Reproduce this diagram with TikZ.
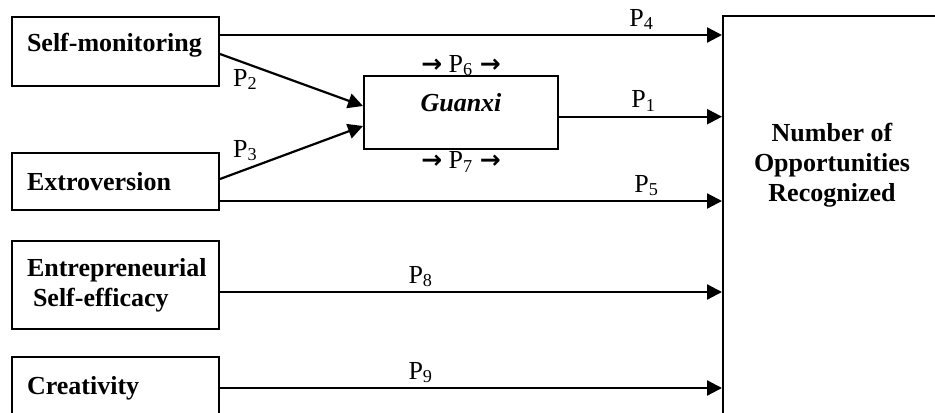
\documentclass[tikz,border=0pt]{standalone}
\usepackage{fontspec}
\setmainfont{Liberation Serif}
\newfontfamily\arrowfont{DejaVu Sans}
\usetikzlibrary{arrows.meta, positioning}
\newcommand{\rarr}{{\arrowfont\bfseries\fontsize{12.5}{14}\selectfont →}}

\begin{document}
\begin{tikzpicture}[x=0.5pt, y=-0.5pt,
  box/.style={draw, line width=1pt, font=\bfseries\fontsize{13}{15}\selectfont},
  lbox/.style={box, anchor=north west, inner sep=0pt, minimum width=103.5pt, text width=88.5pt, align=left,
    execute at begin node={\hyphenpenalty=10000 \exhyphenpenalty=10000 }},
  arr/.style={line width=1.1pt, -{Triangle[length=7.5pt, width=7.5pt]}},
  dlab/.style={font=\fontsize{13}{15}\selectfont, inner sep=0pt, anchor=base, yshift=4.5pt},
  plab/.style={font=\fontsize{13}{15}\selectfont, inner sep=0pt}]
\useasboundingbox (0,0) rectangle (935,412);
\clip (0,0) rectangle (935,412);
% Predictors
\node[lbox, minimum height=34.5pt, text depth=9.5pt] (sm) at (11,16) {Self-monitoring};
\node[lbox, minimum height=28.5pt] (ex) at (11,152) {Extroversion};
\node[lbox, minimum height=44pt] (ese) at (11,240) {Entrepreneurial\\\hspace*{3pt}Self-efficacy};
\node[lbox, minimum height=31pt] (cr) at (11,356) {Creativity};
% Mediator
\node[box, anchor=north west, inner sep=0pt, minimum width=97pt, minimum height=36.5pt, text depth=10.5pt] (gx) at (363,75) {\itshape Guanxi};
% Outcome
\node[box, anchor=north west, minimum width=112pt, minimum height=210pt] (nor) at (722,15) {};
\node[font=\bfseries\fontsize{13}{15}\selectfont, align=center] (norlbl) at (832,165) {Number of\\Opportunities\\Recognized};
% Direct paths
\foreach \src/\dy/\p/\ps in {sm/8.25/4/0.84, gx/-2.1/1/0.52, ex/-9.75/5/0.85, ese/-3.5/8/0.4, cr/0/9/0.4}
  \draw[arr] ([yshift=\dy pt]\src.east) -- ([yshift=\dy pt]\src.east -| nor.west)
    node[dlab, pos=\ps] (l\p) {P\textsubscript{\p}};
% Paths into Guanxi
\draw[arr] ([yshift=-1.25pt]sm.east) -- ([yshift=3.25pt]gx.west)
  node[plab, pos=0, anchor=base west, xshift=6pt, yshift=-16pt] (l2) {P\textsubscript{2}};
\draw[arr] ([yshift=1.25pt]ex.east) -- ([yshift=-6.75pt]gx.west)
  node[plab, pos=0, anchor=base west, xshift=6pt, yshift=11pt] (l3) {P\textsubscript{3}};
% Mediation labels
\node[plab, anchor=base] (l6) at ([yshift=1.5pt]gx.north) {\rarr\ P\textsubscript{6} \rarr};
\node[plab, anchor=base] (l7) at ([yshift=-9.35pt]gx.south) {\rarr\ P\textsubscript{7} \rarr};
\end{tikzpicture}
\end{document}
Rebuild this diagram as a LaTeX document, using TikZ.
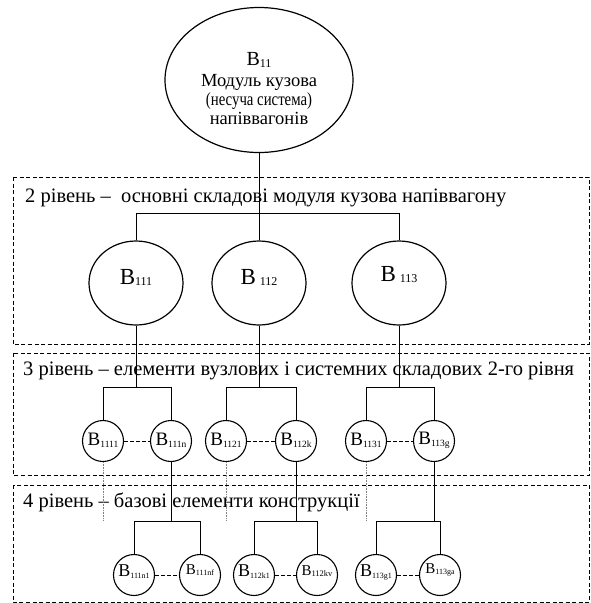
\documentclass[tikz,border=0pt]{standalone}
\usepackage{fontspec}
\usepackage{graphicx}
\setmainfont{Liberation Serif}
\usetikzlibrary{shapes.geometric}
\newcommand{\mylab}[4]{{\fontsize{#1}{#1}\selectfont B}\raisebox{#3}{\fontsize{#2}{#2}\selectfont #4}}
\begin{document}
\begin{tikzpicture}[x=1pt,y=-1pt,
 line/.style={line width=1pt},
 topell/.style={draw, line width=1.2pt, ellipse, minimum width=188pt, minimum height=145pt, inner sep=0pt},
 bigc/.style={draw, line width=1.2pt, ellipse, minimum width=94pt, minimum height=84pt, inner sep=0pt},
 smc/.style={draw, line width=1.1pt, circle, minimum size=41pt, inner sep=0pt},
 lvlbox/.style={draw, dash pattern=on 4pt off 2.5pt, line width=0.7pt},
 dashlink/.style={dash pattern=on 3.5pt off 2.5pt, line width=0.8pt},
 dotlink/.style={gray, dash pattern=on 0.8pt off 0.8pt, line width=0.8pt},
 lvltext/.style={anchor=base west, inner sep=0pt, font=\fontsize{20.5}{24}\selectfont},
 toptext/.style={anchor=base, inner sep=0pt, font=\fontsize{18.5}{22}\selectfont},
 clab/.style={inner sep=0pt},
]
\useasboundingbox (0,0) rectangle (591,603);

% level boxes
\draw[lvlbox] (13,177) rectangle (589,344);
\draw[lvlbox] (13,353) rectangle (589,475);
\draw[lvlbox] (13,485) rectangle (589,602);

\node[lvltext] (t2) at (25,202) {2 рівень –\ \ основні складові модуля кузова напіввагону};
\node[lvltext] (t3) at (23,375) {3 рівень – елементи вузлових і системних складових 2-го рівня};
\node[lvltext] (t4) at (23,507) {4 рівень – базові елементи конструкції};

% top ellipse
\node[topell] (top) at (259,80) {};
\node[toptext] (tl1) at (259,65) {\mylab{20}{12}{-2pt}{11}};
\node[toptext] (tl2) at (259,86) {Модуль кузова};
\node[toptext] (tl3) at (259,105) {\scalebox{0.8}[1]{(несуча система)}};
\node[toptext] (tl4) at (259,124) {напіввагонів};

% level 2
\node[bigc] (c2a) at (136,283) {};
\node[bigc] (c2b) at (259,283) {};
\node[bigc] (c2c) at (399,283) {};
\node[clab] (l2a) at ([yshift=6pt]c2a.center) {\mylab{23}{12}{-1pt}{111}};
\node[clab] (l2b) at ([yshift=6pt]c2b.center) {\mylab{23}{12}{-1pt}{\hspace{4pt}112}};
\node[clab] (l2c) at ([yshift=8pt]c2c.center) {\mylab{23}{12}{-1pt}{\hspace{4pt}113}};

% level 3
\node[smc] (c3a) at (103,441) {};
\node[smc] (c3b) at (171,441) {};
\node[smc] (c3c) at (226,441) {};
\node[smc] (c3d) at (296,441) {};
\node[smc] (c3e) at (366,441) {};
\node[smc] (c3f) at (434,441) {};
\node[clab] (l3a) at ([yshift=1pt]c3a.center) {\mylab{19}{9.5}{-2pt}{1111}};
\node[clab] (l3b) at ([yshift=1pt]c3b.center) {\mylab{19}{9.5}{-2pt}{111n}};
\node[clab] (l3c) at ([yshift=1pt]c3c.center) {\mylab{19}{9.5}{-2pt}{1121}};
\node[clab] (l3d) at ([yshift=1pt]c3d.center) {\mylab{19}{9.5}{-2pt}{112k}};
\node[clab] (l3e) at ([yshift=1pt]c3e.center) {\mylab{19}{9.5}{-2pt}{1131}};
\node[clab] (l3f) at ([yshift=1pt]c3f.center) {\mylab{19}{9.5}{-2pt}{113g}};

% level 4
\node[smc] (c4a) at (134,575) {};
\node[smc] (c4b) at (200,575) {};
\node[smc] (c4c) at (254,575) {};
\node[smc] (c4d) at (317,575) {};
\node[smc] (c4e) at (376,575) {};
\node[smc] (c4f) at (440,575) {};
\node[clab] (l4a) at ([yshift=3pt]c4a.center) {\mylab{18}{8}{-2pt}{111n1}};
\node[clab] (l4b) at ([yshift=5pt]c4b.center) {\mylab{15}{8}{-1pt}{111nf}};
\node[clab] (l4c) at ([yshift=3pt]c4c.center) {\mylab{18}{8}{-2pt}{112k1}};
\node[clab] (l4d) at ([yshift=4pt]c4d.center) {\mylab{15}{8.5}{-1.5pt}{112kv}};
\node[clab] (l4e) at ([yshift=3pt]c4e.center) {\mylab{18}{8}{-2pt}{113g1}};
\node[clab] (l4f) at ([yshift=5pt]c4f.center) {\mylab{15}{8}{-1pt}{113ga}};

% junction levels
\coordinate (j1) at (0,213);
\coordinate (j2) at (0,387);
\coordinate (j3) at (0,521);

% connectors level 1 -> 2
\draw[line] (top.south) -- (c2b.north);
\draw[line] (c2a.north) |- (c2c.north |- j1) -- (c2c.north);

% level 2 -> 3
\draw[line] (c2a.south) -- (c2a.south |- j2);
\draw[line] (c3a.north) |- (c3b.north |- j2) -- (c3b.north);
\draw[line] (c2b.south) -- (c2b.south |- j2);
\draw[line] (c3c.north) |- (c3d.north |- j2) -- (c3d.north);
\draw[line] (c2c.south) -- (c2c.south |- j2);
\draw[line] (c3e.north) |- (c3f.north |- j2) -- (c3f.north);

% level 3 -> 4
\draw[line] (c3b.south) -- (c3b.south |- j3);
\draw[line] (c4a.north) |- (c4b.north |- j3) -- (c4b.north);
\draw[line] (c3d.south) -- (c3d.south |- j3);
\draw[line] (c4c.north) |- (c4d.north |- j3) -- (c4d.north);
\draw[line] (c3f.south) -- (c3f.south |- j3);
\draw[line] (c4e.north) |- (c4f.north |- j3) -- (c4f.north);

% dotted continuations
\draw[dotlink] (c3a.south) -- (c3a.south |- j3);
\draw[dotlink] (c3c.south) -- (c3c.south |- j3);
\draw[dotlink] (c3e.south) -- (c3e.south |- j3);

% dashed links between siblings
\draw[dashlink] (c3a.east) -- (c3b.west);
\draw[dashlink] (c3c.east) -- (c3d.west);
\draw[dashlink] (c3e.east) -- (c3f.west);
\draw[dashlink] (c4a.east) -- (c4b.west);
\draw[dashlink] (c4c.east) -- (c4d.west);
\draw[dashlink] (c4e.east) -- (c4f.west);
\end{tikzpicture}
\end{document}
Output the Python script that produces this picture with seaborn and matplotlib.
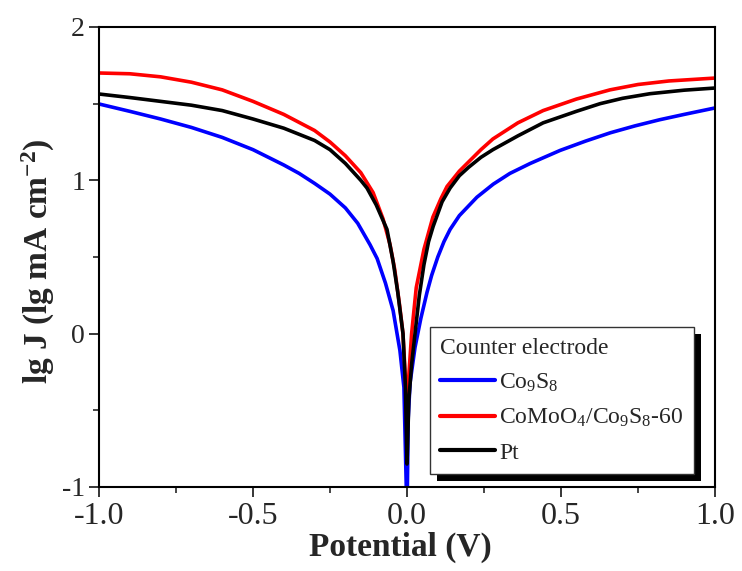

### [Aim]
From the records above, copy only the lines running from the line holding "Rebuild this diagram" through the line holding "(tl4) at (259,124)", with no pictures.

### [Exercise result]
Rebuild this diagram as a LaTeX document, using TikZ.
\documentclass[tikz,border=0pt]{standalone}
\usepackage{fontspec}
\usepackage{graphicx}
\setmainfont{Liberation Serif}
\usetikzlibrary{shapes.geometric}
\newcommand{\mylab}[4]{{\fontsize{#1}{#1}\selectfont B}\raisebox{#3}{\fontsize{#2}{#2}\selectfont #4}}
\begin{document}
\begin{tikzpicture}[x=1pt,y=-1pt,
 line/.style={line width=1pt},
 topell/.style={draw, line width=1.2pt, ellipse, minimum width=188pt, minimum height=145pt, inner sep=0pt},
 bigc/.style={draw, line width=1.2pt, ellipse, minimum width=94pt, minimum height=84pt, inner sep=0pt},
 smc/.style={draw, line width=1.1pt, circle, minimum size=41pt, inner sep=0pt},
 lvlbox/.style={draw, dash pattern=on 4pt off 2.5pt, line width=0.7pt},
 dashlink/.style={dash pattern=on 3.5pt off 2.5pt, line width=0.8pt},
 dotlink/.style={gray, dash pattern=on 0.8pt off 0.8pt, line width=0.8pt},
 lvltext/.style={anchor=base west, inner sep=0pt, font=\fontsize{20.5}{24}\selectfont},
 toptext/.style={anchor=base, inner sep=0pt, font=\fontsize{18.5}{22}\selectfont},
 clab/.style={inner sep=0pt},
]
\useasboundingbox (0,0) rectangle (591,603);

% level boxes
\draw[lvlbox] (13,177) rectangle (589,344);
\draw[lvlbox] (13,353) rectangle (589,475);
\draw[lvlbox] (13,485) rectangle (589,602);

\node[lvltext] (t2) at (25,202) {2 рівень –\ \ основні складові модуля кузова напіввагону};
\node[lvltext] (t3) at (23,375) {3 рівень – елементи вузлових і системних складових 2-го рівня};
\node[lvltext] (t4) at (23,507) {4 рівень – базові елементи конструкції};

% top ellipse
\node[topell] (top) at (259,80) {};
\node[toptext] (tl1) at (259,65) {\mylab{20}{12}{-2pt}{11}};
\node[toptext] (tl2) at (259,86) {Модуль кузова};
\node[toptext] (tl3) at (259,105) {\scalebox{0.8}[1]{(несуча система)}};
\node[toptext] (tl4) at (259,124) {напіввагонів};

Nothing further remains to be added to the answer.